Parties use deeds to transfer real estate. One party, the grantor, who owns the property, creates a deed and gives it to the other party, the grantee, in order to legally transfer the property. A warranty deed is a specialized type of deed containing numerous promises, or covenants, by the grantor. These covenants add up to a broad promise that the grantor has complete ownership of and right to transfer the property. If events should prove otherwise, the grantee can usually sue the grantor for breach of these covenants.


Wills vs. Deeds

When a will and a deed both transfer the same piece of property, typically the deed will trump.
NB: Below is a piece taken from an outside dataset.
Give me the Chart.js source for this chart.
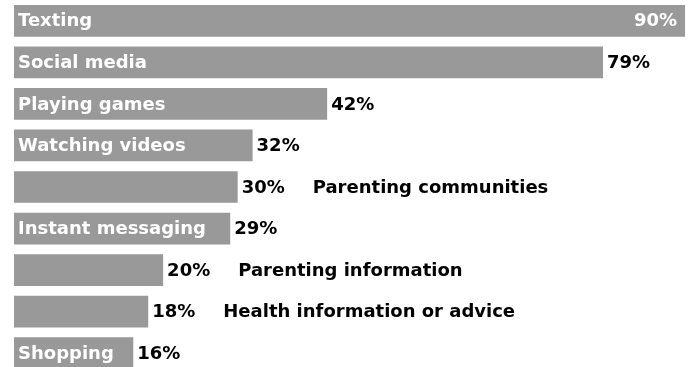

This is not because deeds automatically override a will, but because a deed is designed to take effect immediately after the grantor delivers it to the grantee, whereas a will does not take effect immediately. Therefore, the property transfer via deed during the testator's lifetime will usually occur first, and the property will no longer be part of the testator's estate when the will takes effect.


Ademption by Extinction

When specific property left in a will turns out to be missing from the estate when the will is probated, the will's intended recipient of the property (the "beneficiary") will typically get nothing. This is a legal phenomenon known as "ademption by extinction." Usually, the beneficiary cannot even get the cash value of the property, unless the will is probated in a jurisdiction that follows the "identity theory" of ademption. In such jurisdictions, if the beneficiary can present evidence that the testator intended him to receive the value of the property, rather than only the specific property itself, he may be able to recoup at least part of the value from the estate.